Levy, who cast his dad, Eugene Levy, 79, in his Emmy-winning comedy they co-created, Schitt’s Creek, opened up about the experience on the Q with Tom Power podcast.
“I hated it. It caused some pain in my relationship with my dad,” Levy said. “When you are a closeted person who is repressing parts of yourself and is feeling incredibly insecure about who you are and the space you take up in the world, the last thing you want is for people to be staring.”

Levy revealed on a 2020 episode of Watch What Happens Live that he came out to his family at age 18. He was previously referred to as a “member of the LGBTQ community” in a 2015 interview with Flare.
The actor’s sexuality made having a famous father more difficult, he explained, because “the attention that we would get every time we left the house was incredibly uncomfortable for me.” He added, “I started to distance myself from being with him in public.”
“I just didn’t want to do things,” he went on. “Baseball games?

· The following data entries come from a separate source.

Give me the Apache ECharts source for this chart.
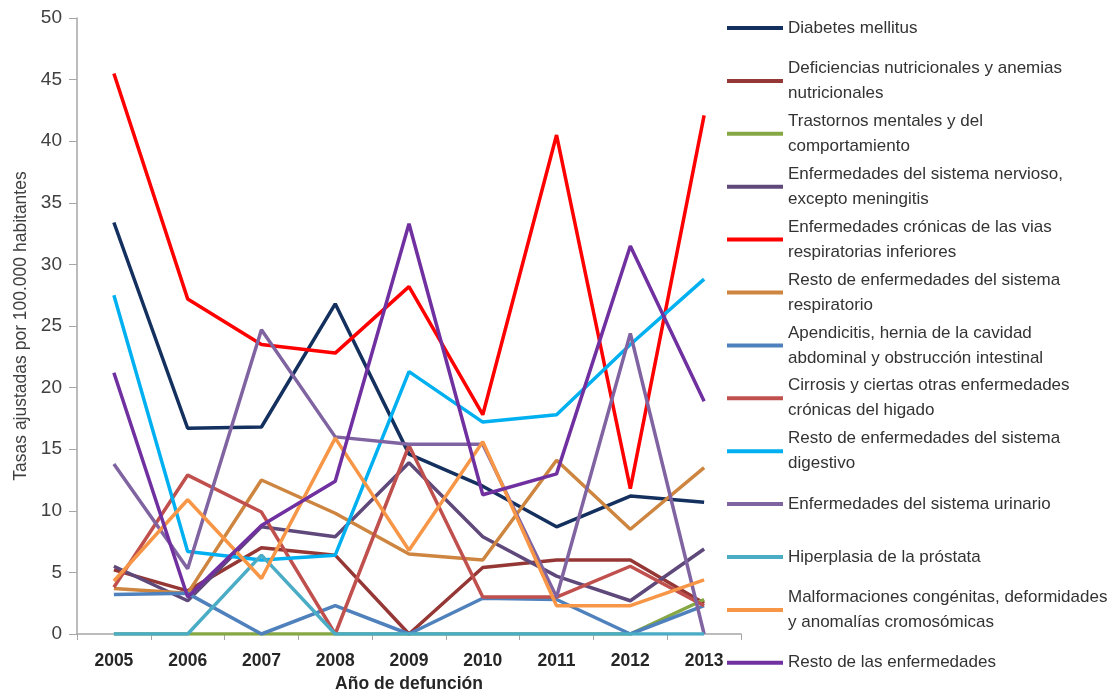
<!DOCTYPE html>
<html>
<head>
<meta charset="utf-8">
<script src="https://cdn.jsdelivr.net/npm/echarts@6/dist/echarts.min.js"></script>
<style>html,body{margin:0;padding:0;background:#fff}#c{width:1117px;height:698px}</style>
</head>
<body>
<div id="c"></div>
<script>
var years = ['2005','2006','2007','2008','2009','2010','2011','2012','2013'];
var yTicks = [0,5,10,15,20,25,30,35,40,45,50];

var names = [
  'Diabetes mellitus',
  'Deficiencias nutricionales y anemias nutricionales',
  'Trastornos mentales y del comportamiento',
  'Enfermedades del sistema nervioso, excepto meningitis',
  'Enfermedades crónicas de las vias respiratorias inferiores',
  'Resto de enfermedades del sistema respiratorio',
  'Apendicitis, hernia de la cavidad abdominal y obstrucción intestinal',
  'Cirrosis y ciertas otras enfermedades crónicas del higado',
  'Resto de enfermedades del sistema digestivo',
  'Enfermedades del sistema urinario',
  'Hiperplasia de la próstata',
  'Malformaciones congénitas, deformidades y anomalías cromosómicas',
  'Resto de las enfermedades'
];
var legendLabels = [
  'Diabetes mellitus',
  'Deficiencias nutricionales y anemias\nnutricionales',
  'Trastornos mentales y del\ncomportamiento',
  'Enfermedades del sistema nervioso,\nexcepto meningitis',
  'Enfermedades crónicas de las vias\nrespiratorias inferiores',
  'Resto de enfermedades del sistema\nrespiratorio',
  'Apendicitis, hernia de la cavidad\nabdominal y obstrucción intestinal',
  'Cirrosis y ciertas otras enfermedades\ncrónicas del higado',
  'Resto de enfermedades del sistema\ndigestivo',
  'Enfermedades del sistema urinario',
  'Hiperplasia de la próstata',
  'Malformaciones congénitas, deformidades\ny anomalías cromosómicas',
  'Resto de las enfermedades'
];

var diabetes       = [33.4, 16.7, 16.8, 26.8, 14.6, 12.0, 8.7, 11.2, 10.7];
var deficiencias   = [5.2, 3.5, 7.0, 6.4, 0.0, 5.4, 6.0, 6.0, 2.5];
var trastornos     = [0, 0, 0, 0, 0, 0, 0, 0, 2.8];
var nervioso       = [5.5, 2.7, 8.7, 7.9, 13.9, 7.9, 4.7, 2.7, 6.9];
var cronicasResp   = [45.5, 27.2, 23.5, 22.8, 28.2, 17.8, 40.5, 11.8, 42.1];
var restoResp      = [3.7, 3.3, 12.5, 9.8, 6.5, 6.0, 14.1, 8.5, 13.5];
var apendicitis    = [3.2, 3.3, 0.0, 2.3, 0.0, 2.9, 2.8, 0.0, 2.3];
var cirrosis       = [3.8, 12.9, 9.9, 0.0, 15.3, 3.0, 3.0, 5.5, 2.3];
var restoDigestivo = [27.5, 6.7, 6.0, 6.4, 21.3, 17.2, 17.8, 23.5, 28.8];
var urinario       = [13.8, 5.3, 24.7, 16.0, 15.4, 15.4, 3.0, 24.4, 0.0];
var hiperplasia    = [0, 0, 6.4, 0, 0, 0, 0, 0, 0];
var malformaciones = [4.3, 10.9, 4.5, 15.9, 6.8, 15.6, 2.3, 2.3, 4.4];
var restoEnf       = [21.2, 3.0, 8.8, 12.4, 33.3, 11.3, 13.0, 31.5, 18.9];

var seriesValues = [diabetes, deficiencias, trastornos, nervioso, cronicasResp, restoResp,
  apendicitis, cirrosis, restoDigestivo, urinario, hiperplasia, malformaciones, restoEnf];
var colors = ['#14305f','#953735','#86a844','#5f497a','#ff0000','#cd853f',
  '#4f81bd','#c0504d','#00b0f0','#8064a2','#4bacc6','#f79646','#7030a0'];

var FONT = "'Liberation Sans', Arial, sans-serif";
var chart = echarts.init(document.getElementById('c'));

var series = names.map(function (n, i) {
  return {
    name: n, type: 'line', data: seriesValues[i], symbol: 'none',
    lineStyle: { width: 3.5, color: colors[i] }, itemStyle: { color: colors[i] }
  };
});

var legends = names.map(function (n, i) {
  var iconY = 28 + 52.9 * i;
  var two = legendLabels[i].indexOf('\n') >= 0;
  return {
    data: [n], orient: 'vertical', left: 727,
    top: two ? iconY - 37.5 : iconY - 12.5,
    padding: 0, icon: 'rect', itemWidth: 56, itemHeight: 4,
    formatter: function () { return legendLabels[i]; },
    textStyle: { fontFamily: FONT, fontSize: 17, color: '#333', lineHeight: 25,
      padding: two ? [25, 0, 0, 0] : 0 }
  };
});

chart.setOption({
  animation: false,
  color: colors,
  grid: { left: 77, right: 376, top: 18, bottom: 60 },
  legend: legends,
  xAxis: {
    type: 'category', data: years, boundaryGap: true,
    name: 'Año de defunción', nameLocation: 'middle', nameGap: 41,
    nameTextStyle: { fontFamily: FONT, fontSize: 17.5, fontWeight: 'bold', color: '#262626' },
    axisLine: { lineStyle: { color: '#a6a6a6', width: 1.5 } },
    axisTick: { show: true, length: 6, alignWithLabel: false, lineStyle: { color: '#a6a6a6' } },
    axisLabel: { margin: 18, fontFamily: FONT, fontSize: 17.5, fontWeight: 'bold', color: '#262626' }
  },
  yAxis: {
    type: 'value', min: 0, max: 50, interval: 5,
    name: 'Tasas ajustadas por 100.000 habitantes', nameLocation: 'middle', nameGap: 47,
    nameRotate: 90,
    nameTextStyle: { fontFamily: FONT, fontSize: 17.5, color: '#404040' },
    splitLine: { show: false },
    axisLine: { show: true, lineStyle: { color: '#a6a6a6', width: 1.5 } },
    axisTick: { show: true, length: 8, lineStyle: { color: '#a6a6a6' } },
    axisLabel: { margin: 15, fontFamily: FONT, fontSize: 19, color: '#404040',
      formatter: function (v) { return yTicks.indexOf(v) >= 0 ? String(v) : ''; } }
  },
  series: series
});
</script>
</body>
</html>
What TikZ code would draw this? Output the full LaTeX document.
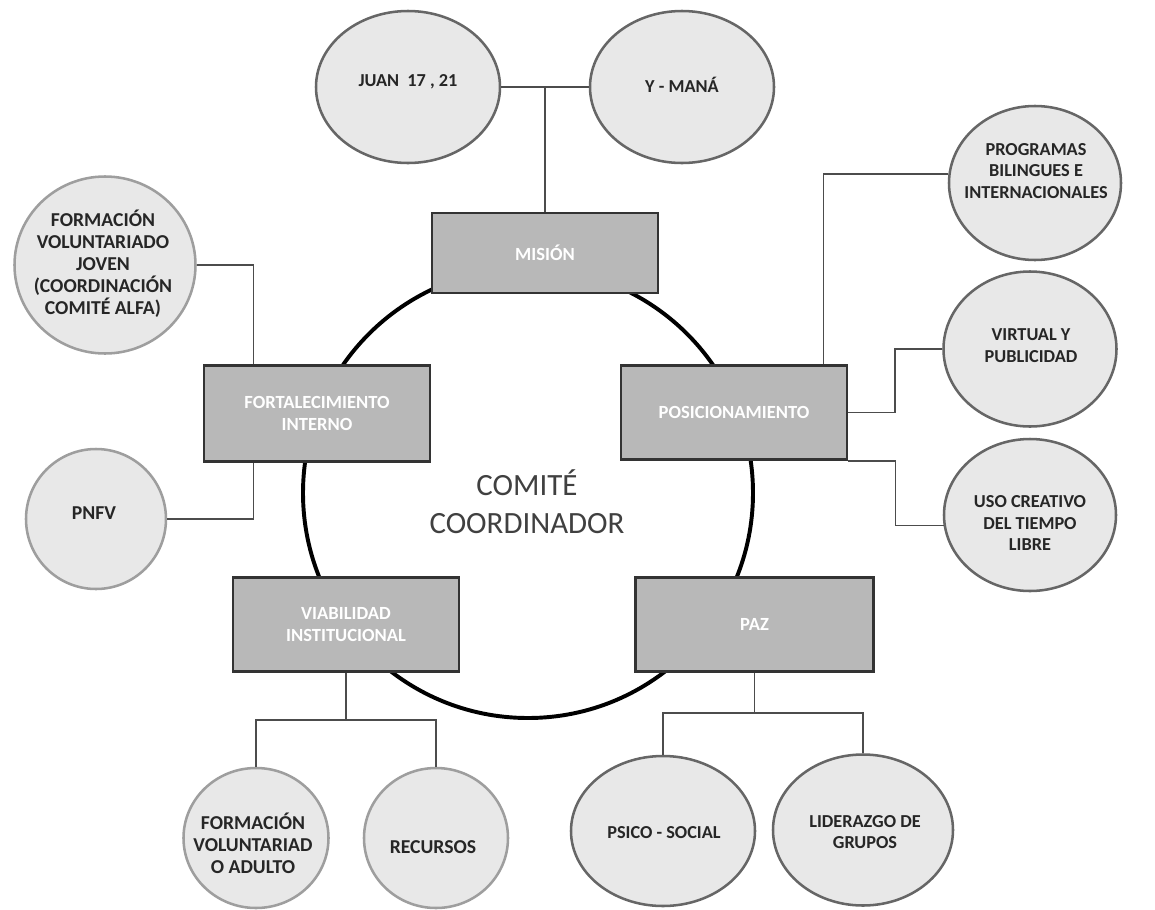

Absolutely not. Way too many eyes. Restaurants, a lot of eyes. So I would opt out of that.” Ultimately, the gestures offended his father, who Levy said “understandably” took it “personally.”
“I think I was too young to even explain that it made me uncomfortable,” Levy said. “I saw it as a necessity to keep myself feeling comfortable in the world as someone who was not comfortable in the world,” he shared.

The pair was able to clear the air after the star vocalized what was happening for him. “We had that conversation, and it was important for us to have that clarity. I think it was really important for him to understand why I acted the way I did for so long,” Levy said.
The father-son duo’s show, Schitt’s Creek, which ran from 2015 to 2020, won nine Emmys in its final season—a record for a comedy series’ single season.
Levy debuted his follow-up to Schitt’s Creek, Big Mistakes, in New York over the weekend—and told People his father has been very supportive. “He came all the way from Canada to support,” he told the site, after his father and mother, Deborah Divine, came to the premiere. “They’re already quoting lines from it, and they’re very excited to watch it again. So, that’s all I could ask for.”
Big Mistakes is now streaming on Netflix.